### Task statement
Look through the data below. Pick out the lines holding the string "this".

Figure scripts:
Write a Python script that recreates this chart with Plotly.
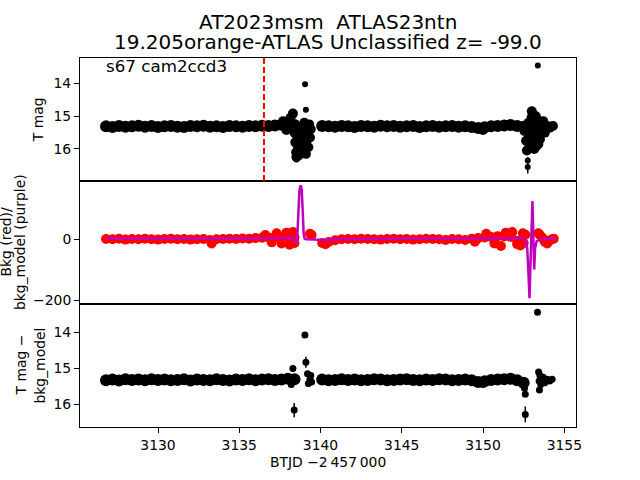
import plotly.graph_objects as go

# ---------------- data ----------------
band_t = [3126.8, 3127.2, 3127.6, 3128.0, 3128.4, 3128.8, 3129.2, 3129.6, 3130.0, 3130.4,
          3130.8, 3131.2, 3131.6, 3132.0, 3132.4, 3132.8, 3133.2, 3133.6, 3134.0, 3134.4,
          3134.8, 3135.2, 3135.6, 3136.0, 3136.4, 3136.8, 3137.2, 3137.6, 3138.0, 3138.4,
          3140.1, 3140.5, 3140.9, 3141.3, 3141.7, 3142.1, 3142.5, 3142.9, 3143.3, 3143.7,
          3144.1, 3144.5, 3144.9, 3145.3, 3145.7, 3146.1, 3146.5, 3146.9, 3147.3, 3147.7,
          3148.1, 3148.5, 3148.9, 3149.3, 3149.7, 3150.1, 3150.5, 3150.9, 3151.3, 3151.7,
          3152.1, 3152.5]

top_band_mag = [15.31, 15.33, 15.30, 15.32, 15.31, 15.29, 15.32, 15.30, 15.33, 15.31,
                15.30, 15.32, 15.33, 15.30, 15.31, 15.29, 15.32, 15.31, 15.33, 15.30,
                15.31, 15.32, 15.30, 15.31, 15.29, 15.30, 15.28, 15.26, 15.25, 15.27,
                15.30, 15.31, 15.32, 15.30, 15.31, 15.33, 15.30, 15.31, 15.32, 15.29,
                15.31, 15.30, 15.32, 15.31, 15.30, 15.33, 15.31, 15.30, 15.32, 15.31,
                15.30, 15.32, 15.31, 15.33, 15.36, 15.34, 15.31, 15.30, 15.28, 15.27,
                15.30, 15.32]

bkg_band = [1, 0, 2, -1, 1, 0, 2, 0, -1, 1,
            2, 0, 1, -1, 0, 1, -2, 0, 1, 2,
            1, 3, 2, 4, 5, 6, 8, 7, 9, 6,
            -12, -9, -3, 0, 1, 0, 2, 1, 0, -1,
            1, 2, 0, 1, -1, 0, 2, 1, 0, -2,
            1, 0, -2, 2, 4, 6, 8, 10, 9, 8,
            -5, -12]

bot_band_mag = [15.33, 15.31, 15.34, 15.30, 15.32, 15.31, 15.33, 15.30, 15.32, 15.31,
                15.33, 15.32, 15.30, 15.34, 15.31, 15.32, 15.33, 15.30, 15.32, 15.34,
                15.31, 15.32, 15.30, 15.33, 15.31, 15.30, 15.32, 15.31, 15.29, 15.30,
                15.31, 15.33, 15.32, 15.30, 15.32, 15.31, 15.33, 15.32, 15.30, 15.31,
                15.33, 15.32, 15.31, 15.30, 15.32, 15.33, 15.31, 15.32, 15.30, 15.31,
                15.33, 15.32, 15.31, 15.33, 15.38, 15.36, 15.32, 15.31, 15.30, 15.29,
                15.33, 15.40]

# dense scatter around the two gaps (top panel)
top_x_t = [3137.7, 3137.9, 3138.15, 3138.3, 3138.4, 3138.45, 3138.5, 3138.52, 3138.6, 3138.7,
           3138.8, 3138.85, 3138.95, 3139.0, 3139.05, 3139.15, 3139.2, 3139.3, 3139.4, 3150.0,
           3138.55, 3138.6, 3138.65, 3138.75, 3138.9, 3139.0, 3139.1, 3139.25, 3139.35,
           3152.55, 3152.65, 3152.7, 3152.8, 3152.9, 3152.95, 3153.0, 3153.05, 3153.1,
           3153.15, 3153.25, 3153.3, 3153.35, 3153.45, 3153.5, 3153.6, 3153.7, 3153.8, 3153.95,
           3154.1, 3154.3,
           3152.85, 3152.9, 3152.98, 3153.0, 3153.05, 3153.1, 3153.15, 3153.2, 3153.25, 3153.4]
top_x_mag = [15.15, 15.42, 15.05, 14.92, 15.50, 15.80, 16.10, 16.25, 15.60, 16.00,
             15.40, 15.75, 16.10, 15.20, 15.90, 15.45, 15.70, 15.25, 15.40, 15.42,
             15.60, 15.90, 16.20, 15.55, 15.65, 16.00, 16.15, 15.95, 15.65,
             15.45, 15.75, 16.05, 15.20, 15.55, 15.95, 14.85, 15.10, 15.75,
             15.40, 15.00, 15.90, 15.55, 15.20, 15.70, 15.35, 15.15, 15.50, 15.30,
             15.35, 15.30,
             15.85, 15.25, 15.05, 15.30, 15.50, 15.20, 16.00, 15.45, 15.70, 15.85]

# isolated points with error bars (top panel)
top_o_t = [3138.52, 3139.05, 3139.1, 3152.75, 3152.75, 3153.37]
top_o_mag = [16.32, 14.02, 14.80, 16.35, 16.55, 13.45]
top_o_err = [0.08, 0.02, 0.08, 0.1, 0.2, 0.02]

bkg_x_t = [3133.3, 3136.6, 3137.0, 3137.3, 3137.6, 3137.9, 3138.1, 3138.3, 3138.4, 3139.35,
           3139.45, 3140.3, 3149.5, 3150.2, 3150.7, 3151.1, 3151.4, 3151.8, 3152.1, 3152.3,
           3152.45, 3152.6, 3153.4, 3153.5, 3153.65, 3153.8, 3153.95, 3154.1, 3154.25, 3154.35]
bkg_x_val = [-14, 14, -10, 20, -14, 22, -18, 24, -12, 18,
             14, -16, -8, 18, -14, -22, 22, 24, -16, -20,
             20, 15, 20, 14, 5, -8, -14, -4, 0, 2]

model_t = [3126.8, 3128.5, 3130.5, 3132.5, 3134.5, 3136.5, 3137.5, 3138.3, 3138.45, 3138.52,
           3138.58, 3138.64, 3138.7, 3138.78, 3138.84, 3138.9, 3138.96, 3139.02, 3139.1, 3139.6,
           3140.1, 3141.0, 3143.0, 3145.0, 3147.0, 3149.0, 3150.5, 3152.0, 3152.5, 3152.62,
           3152.72, 3152.8, 3152.86, 3152.92, 3152.98, 3153.04, 3153.09, 3153.15, 3153.2, 3153.3,
           3153.6, 3154.0, 3154.44]
model_val = [2, 3, 2, 3, 3, 4, 5, 4, -8, -12,
             20, 100, 160, 178, 165, 100, 20, 2, 0, -1,
             -2, 0, 2, 2, 3, 3, 4, 4, 3, -5,
             -30, -120, -194, -80, 40, 126, 20, -99, -30, -6,
             0, 2, 3]

bot_x_t = [3138.2, 3138.3, 3138.38, 3139.04, 3139.1, 3139.2, 3139.25, 3139.35, 3139.4, 3139.45,
           3150.0, 3152.4, 3152.55, 3152.6, 3152.6, 3153.35, 3153.42, 3153.45, 3153.47, 3153.5,
           3153.55, 3153.7, 3153.8, 3153.95, 3154.1, 3154.25]
bot_x_mag = [15.45, 15.00, 16.16, 14.07, 14.83, 15.15, 15.42, 15.30, 15.20, 15.38,
             15.45, 15.45, 15.55, 15.72, 16.28, 13.44, 15.10, 15.35, 15.60, 15.20,
             15.45, 15.25, 15.40, 15.30, 15.35, 15.30]
bot_x_err = [0, 0, 0.2, 0.03, 0.15, 0, 0, 0, 0, 0,
             0, 0, 0, 0, 0.22, 0.02, 0, 0, 0, 0,
             0, 0, 0, 0, 0, 0]

discovery_t = 3136.52
x_ticks = [3130, 3135, 3140, 3145, 3150, 3155]
mag_ticks = [14, 15, 16]
bkg_ticks = [-200, 0]

# ---------------- figure ----------------
BLACK = "black"
RED = "#ff0000"
PURPLE = "#bf00bf"
FONT = "DejaVu Sans"

fig = go.Figure()

fig.add_trace(go.Scatter(x=band_t, y=top_band_mag, mode="markers",
                         marker=dict(color=BLACK, size=12, line=dict(width=0)),
                         xaxis="x", yaxis="y", showlegend=False))
fig.add_trace(go.Scatter(x=top_x_t, y=top_x_mag, mode="markers",
                         marker=dict(color=BLACK, size=10, line=dict(width=0)),
                         xaxis="x", yaxis="y", showlegend=False))
fig.add_trace(go.Scatter(x=top_o_t, y=top_o_mag, mode="markers",
                         marker=dict(color=BLACK, size=6, line=dict(width=0)),
                         error_y=dict(type="data", array=top_o_err, visible=True,
                                      color=BLACK, thickness=1.5, width=0),
                         xaxis="x", yaxis="y", showlegend=False))

fig.add_trace(go.Scatter(x=band_t, y=bkg_band, mode="markers",
                         marker=dict(color=RED, size=10, line=dict(width=0)),
                         xaxis="x2", yaxis="y2", showlegend=False))
fig.add_trace(go.Scatter(x=bkg_x_t, y=bkg_x_val, mode="markers",
                         marker=dict(color=RED, size=10, line=dict(width=0)),
                         xaxis="x2", yaxis="y2", showlegend=False))
fig.add_trace(go.Scatter(x=model_t, y=model_val, mode="lines",
                         line=dict(color=PURPLE, width=2.5),
                         xaxis="x2", yaxis="y2", showlegend=False))

fig.add_trace(go.Scatter(x=band_t, y=bot_band_mag, mode="markers",
                         marker=dict(color=BLACK, size=12, line=dict(width=0)),
                         xaxis="x3", yaxis="y3", showlegend=False))
fig.add_trace(go.Scatter(x=bot_x_t, y=bot_x_mag, mode="markers",
                         marker=dict(color=BLACK, size=7, line=dict(width=0)),
                         error_y=dict(type="data", array=bot_x_err, visible=True,
                                      color=BLACK, thickness=1.5, width=0),
                         xaxis="x3", yaxis="y3", showlegend=False))

xrange_ = [3125.2, 3155.72]
common_ax = dict(showline=True, mirror=True, linecolor=BLACK, linewidth=1,
                 showgrid=False, zeroline=False, tickcolor=BLACK, ticklen=5,
                 tickfont=dict(family=FONT, size=13.9, color=BLACK))

fig.update_layout(
    width=640, height=480,
    margin=dict(l=80, r=64, t=57.6, b=52.8),
    paper_bgcolor="white", plot_bgcolor="white",
    font=dict(family=FONT, size=13.9, color=BLACK),
    xaxis=dict(domain=[0, 1], anchor="y", range=xrange_, showticklabels=False, ticks="", **common_ax),
    xaxis2=dict(domain=[0, 1], anchor="y2", range=xrange_, showticklabels=False, ticks="", **common_ax),
    xaxis3=dict(domain=[0, 1], anchor="y3", range=xrange_, ticks="outside", tickvals=x_ticks, **common_ax),
    yaxis=dict(domain=[2/3, 1], anchor="x", range=[16.98, 13.22], ticks="outside", tickvals=mag_ticks, **common_ax),
    yaxis2=dict(domain=[1/3, 2/3], anchor="x2", range=[-213, 192], ticks="outside", tickvals=bkg_ticks, **common_ax),
    yaxis3=dict(domain=[0, 1/3], anchor="x3", range=[16.63, 13.21], ticks="outside", tickvals=mag_ticks, **common_ax),
)

fig.add_shape(type="line", xref="x", yref="y domain", x0=discovery_t, x1=discovery_t, y0=0, y1=1,
              line=dict(color=RED, width=2, dash="6px,3px"))

H = 369.6
def py(px):
    return 1 - (px - 57.6) / H
def pxx(px):
    return (px - 80) / 496

ann = [
    dict(text="AT2023msm  ATLAS23ntn", x=0.5, y=py(21.5), size=20, angle=0),
    dict(text="19.205orange-ATLAS Unclassified z= -99.0", x=0.5, y=py(42), size=20, angle=0),
    dict(text="BTJD \u22122\u2009457\u2009000", x=0.5, y=py(462.5), size=13.9, angle=0),
    dict(text="T mag", x=pxx(38.7), y=5/6, size=13.9, angle=-90),
    dict(text="Bkg (red)/", x=pxx(5), y=0.5, size=13.9, angle=-90),
    dict(text="bkg_model (purple)", x=pxx(19.5), y=0.5, size=13.9, angle=-90),
    dict(text="T mag \u2212", x=pxx(20), y=1/6, size=13.9, angle=-90),
    dict(text="bkg_model", x=pxx(39), y=1/6, size=13.9, angle=-90),
]
for a in ann:
    fig.add_annotation(text=a["text"], xref="paper", yref="paper", x=a["x"], y=a["y"],
                       xanchor="center", yanchor="middle", showarrow=False, textangle=a["angle"],
                       font=dict(family=FONT, size=a["size"], color=BLACK))

fig.add_annotation(text="s67 cam2ccd3", xref="paper", yref="paper", x=pxx(104), y=py(65.5),
                   xanchor="left", yanchor="middle", showarrow=False,
                   font=dict(family=FONT, size=16.7, color=BLACK))

fig.write_html("out.html", config={"displayModeBar": False},
               post_script="document.body.style.margin='0';document.body.style.overflow='hidden';")
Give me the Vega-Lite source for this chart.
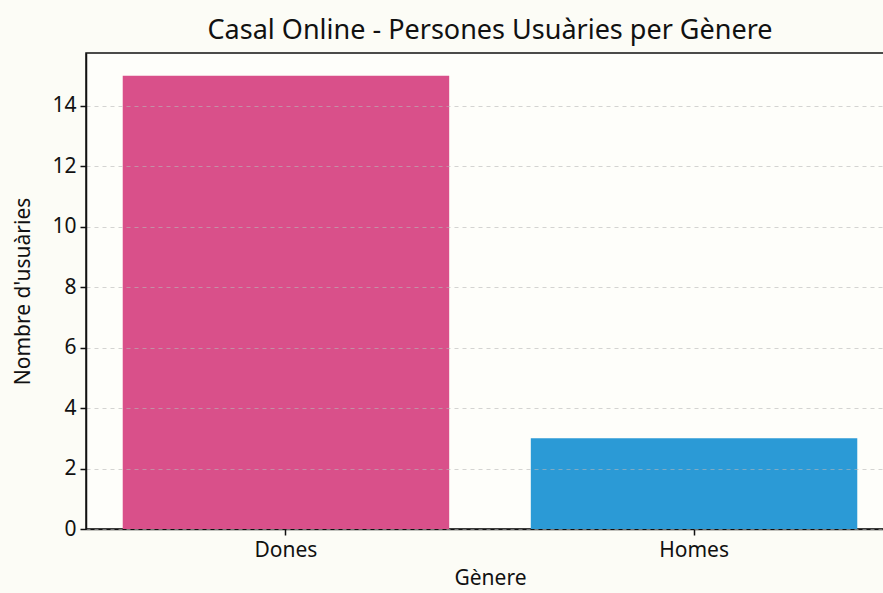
{
  "$schema": "https://vega.github.io/schema/vega-lite/v6.json",
  "autosize": {"type": "none"},
  "padding": {"left": 86, "top": 53, "right": 0, "bottom": 64},
  "width": 808,
  "height": 476,
  "background": "#fcfcf6",
  "title": {
    "text": "Casal Online - Persones Usuàries per Gènere",
    "font": "Noto Sans",
    "fontSize": 27,
    "fontWeight": "normal",
    "color": "#111111",
    "anchor": "middle",
    "offset": 8
  },
  "config": {
    "view": {"stroke": "#111111", "strokeWidth": 1.5, "fill": "#fefefa"},
    "axis": {
      "labelFont": "Noto Sans",
      "titleFont": "Noto Sans",
      "labelFontSize": 21,
      "titleFontSize": 21,
      "titleFontWeight": "normal",
      "labelColor": "#111111",
      "titleColor": "#111111",
      "domainColor": "#111111",
      "tickColor": "#111111",
      "domainWidth": 1.5,
      "tickWidth": 1.5,
      "tickSize": 6
    }
  },
  "data": {
    "values": [
      {"genere": "Dones", "usuaries": 15},
      {"genere": "Homes", "usuaries": 3}
    ]
  },
  "mark": {"type": "bar"},
  "encoding": {
    "x": {
      "field": "genere",
      "type": "nominal",
      "title": "Gènere",
      "scale": {"paddingInner": 0.2, "paddingOuter": 0.09},
      "axis": {"labelAngle": 0, "labelPadding": 4, "titlePadding": 7, "grid": false}
    },
    "y": {
      "field": "usuaries",
      "type": "quantitative",
      "title": "Nombre d'usuàries",
      "scale": {"domain": [0, 15.75], "nice": false},
      "axis": {
        "values": [0, 2, 4, 6, 8, 10, 12, 14],
        "grid": true,
        "gridDash": [4, 4],
        "gridColor": "#b8b8b8",
        "gridOpacity": 0.6,
        "zindex": 1,
        "labelPadding": 4,
        "titlePadding": 18
      }
    },
    "color": {
      "field": "genere",
      "type": "nominal",
      "scale": {"domain": ["Dones", "Homes"], "range": ["#d9508a", "#2b9ad6"]},
      "legend": null
    }
  }
}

### Complete answer
Write a Python script that recreates this chart with Plotly.
Give me the Vega-Lite source for this chart.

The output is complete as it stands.